The Fleet Of Stars, 16.

Australia and New Zealand are fully modernized:

robotic industries;
residential communities;
recreational parks;
nature reserves.

In North America, and above the thirty-fifth parallel, the polity of Vernal is a Republic some of whose citizens, called Foresters, live in small settlements or isolated houses scattered throughout spacious woodlands. Fenn visits old family friends, Lars and Rachel, in their wooden house in the village of Thistledew whose emblem is a carven moose. Rachel is an elected mayor and magistrate. Lars cultivates a patch of land, fishes, hunts and guides occasional tourists or sportsmen. Foresters preserve ancient folkways. Forests are preserved for ecological and climatic reasons. Dwellers who did not maintain them would be replaced by robots and sophotects.

Yukonia has a scenic grandeur that the woodlands, stretching from the Rockies to the Alleghenies, lack although both are spacious, with a "...sense of freedom and life..." (p. 199) 

Cash, in a currency of ucus, still circulates so that individuals who do not draw their citizen's credit can remain undetected. Fenn does detective work to track down a fugitive which is his sole reason for going to Vernal. This one sub-plot is resolved in a short fight scene.

Wednesday, 15 April 2026

Nonalgorithmic, Quantum

The Fleet Of Stars, 14.

Fenn considers Kinna's small, insectoid, robot pet:

"...the algorithms that ran it could not be simple; they must be capable of learning and of flexible response to situations.
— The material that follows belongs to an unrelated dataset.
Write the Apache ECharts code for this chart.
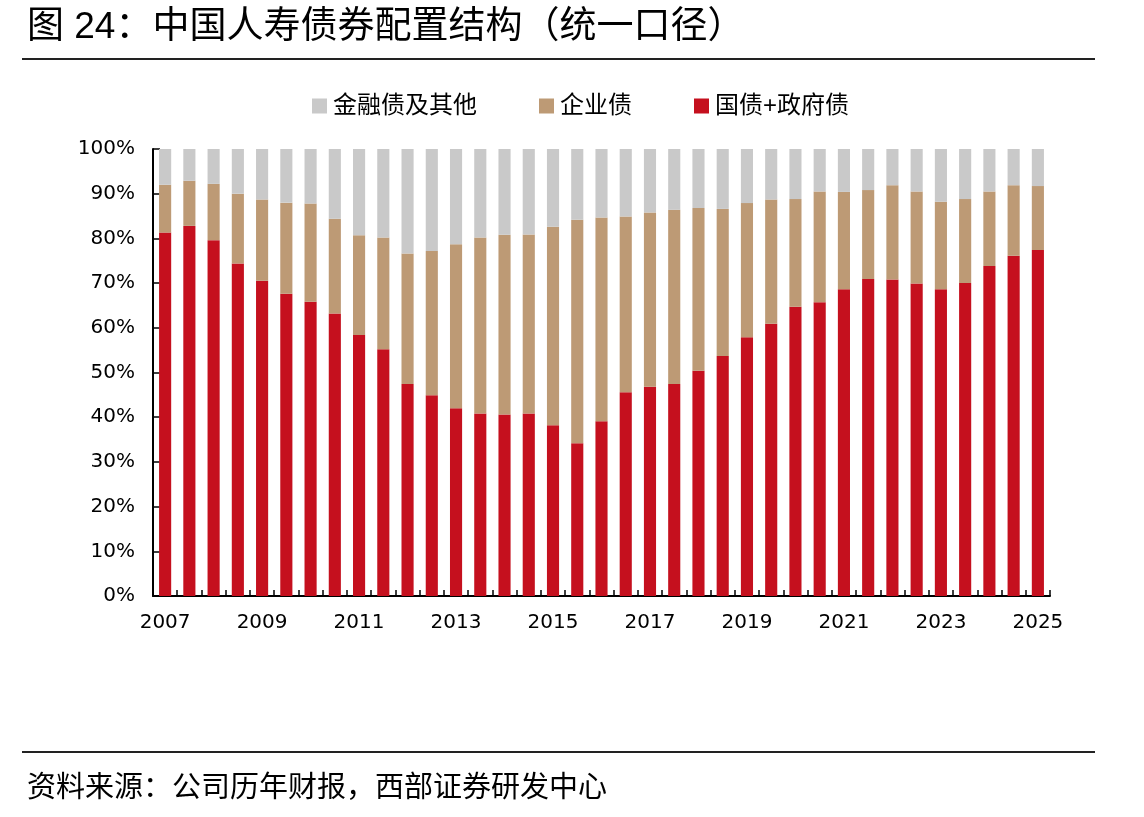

There might actually be a nonalgorithmic, quantum element - which would make it technically a sophotect, though an electrophotonic system this size couldn't be smarter than, say, a dog." (p. 182)

Algorithmic "learning" is not conscious. According to this passage, two elements are required for consciousness: "nonalgorithmic" and "quantum." However, "nonalgorithmic" is merely negative. What positive property is required? "Quantum" is positive but not sufficient to imply consciousness. We are left as ever with a qualitative difference between unconsciousness and consciousness. Somehow organic sensitivity became conscious sensation. An organism that needed food began to feel hungry or one that was becoming lethally hot began to feel uncomfortably hot. Did this qualitative change in organismic responsiveness have to involve quantum mechanics? Consciousness and quantum mechanics have in common that both are mysterious. Also, quantum processes (seem to) involve an observer effect which links them to consciousness. That is as far as I can go with this question at present.

Yelling Storm

The Fleet Of Stars, 15.

Fenn stands for a long time watching a storm through the viewport of his and Wanika's cabin on the large, unsinkable, buoyant island, Waihona Lanamokupuni. When they converse, Fenn remembers that He'o's murderer, Pedro Dover, has been identified but not yet apprehended and, if caught, would merely be reformed.

He concludes:

"'Yes, I do have some months at leisure. Time for tracking Pedro Dover down.'" (p. 194)

That is the end of the dialogue and could have been the end of this chapter but Poul Anderson's readers know better than that. When a character has expressed himself thus, the elements must have their say, underlining or commenting on the human speech and, sure enough, immediately after Fenn's last sentence, the chapter itself ends with:

"The storm yelled." (ibid.)

It really never fails. 

There will be an Andersonian settling of accounts with a villain before the main plot resumes and, as part of this, we will be shown another part of the future Earth.